One can imagine the jingoism that such a "smart money" buy would elicit from the "dumb money" left behind. There would be a linguistic flirtation with "media carpetbagging," no doubt, followed by another false start with something like "reverse outsourcing," as in jobs once taken overseas unexpectedly brought home to roost. Then, as even Americans came to appreciate foreign ownership's role in keeping traditional media afloat, a neologism like "insourcing"--plain, descriptive and bereft of negative connotation--seems likely to take hold.

"When you finance a new magazine, you pretty much know how big it can get," says Andrew Buchholtz, managing director of the Media, Communications & Technology Group at the Bank of Montreal. "When you fund the right Internet startup, the sky's the limit."

But VC didn't just succumb to the siren call of Internet valuations. Its dedication to new-media startups frequently has it funding enterprises that seek nothing less than to expedite the transition out of traditional media. That puts VCS in the business of financing disruption. And one need not look beyond the U.S. newspaper industry--which rode the same business model to untold profits and unmatched influence for nearly 300 years--to sense what it's like to be in its throes.

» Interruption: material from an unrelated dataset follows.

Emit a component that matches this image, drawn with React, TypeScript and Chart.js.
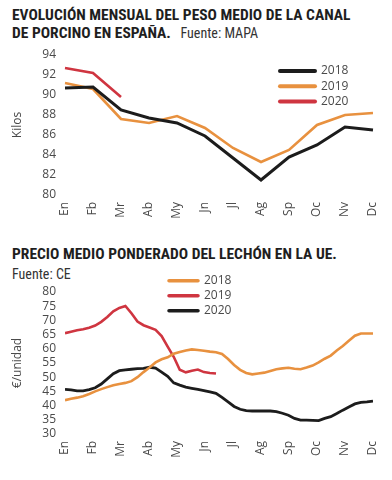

The PE community is not so keen on newspapers, either. This wholesale abandonment has affected the industry from top to bottom, reducing the value of The New York Times, its trophy property, to a mere six times cash flow.

Unlike many of his peers, Jim Rutherfurd, an executive vice president at the media-oriented private equity firm Veronis Suhler Stevenson, believes that such newspaper attributes as "feet on the street" and "long-standing relationships with local advertisers" still give the medium value. "There's going to be a lot more broken glass," he says. "But at some point, newspapers will reduce their infrastructures to a size commensurate with their ability to monetize whatever content they put online." Expect more indignities and surprises until then, Rutherfurd advises, as various classes of money from all areas of the world jockey for position at the media table.

While SWFS prepare to swoop down on digital stragglers, and VC finances new-media innovations aimed at leaving old media behind, private equity promises its own brand of disruption: the forced restructuring of media companies to alleviate debt loads that creditors no longer care to support.

The subsequent whiplash in the debt markets--from covenant-lite to credit crunch--now has more than a few PE portfolio companies with "upside-down capital structures." This phrase refers to the sort of media investment valued at seven times cash flow in the current environment, but stacked with debt totaling nine times cash flow from the easy-credit days.

"It's no longer enough for private equity to tinker with balance sheets," says Philip Thompson of Alta Communications. "Now we have to see how good we can be as operators."

Whether media's real operators--content creators and content distributors--will accept additional meddling from their equity providers is an open question. But once the disparate platforms converge, the feelings of at least half of these operators will be moot. Content owners will no longer be fraught with do-or-die distribution demands--a development that will signal the beginning of the end of media and money's earthquake-and-volcano stage. Any survivors will surely be ready, by then, for whatever post-convergence tranquility the media business can provide.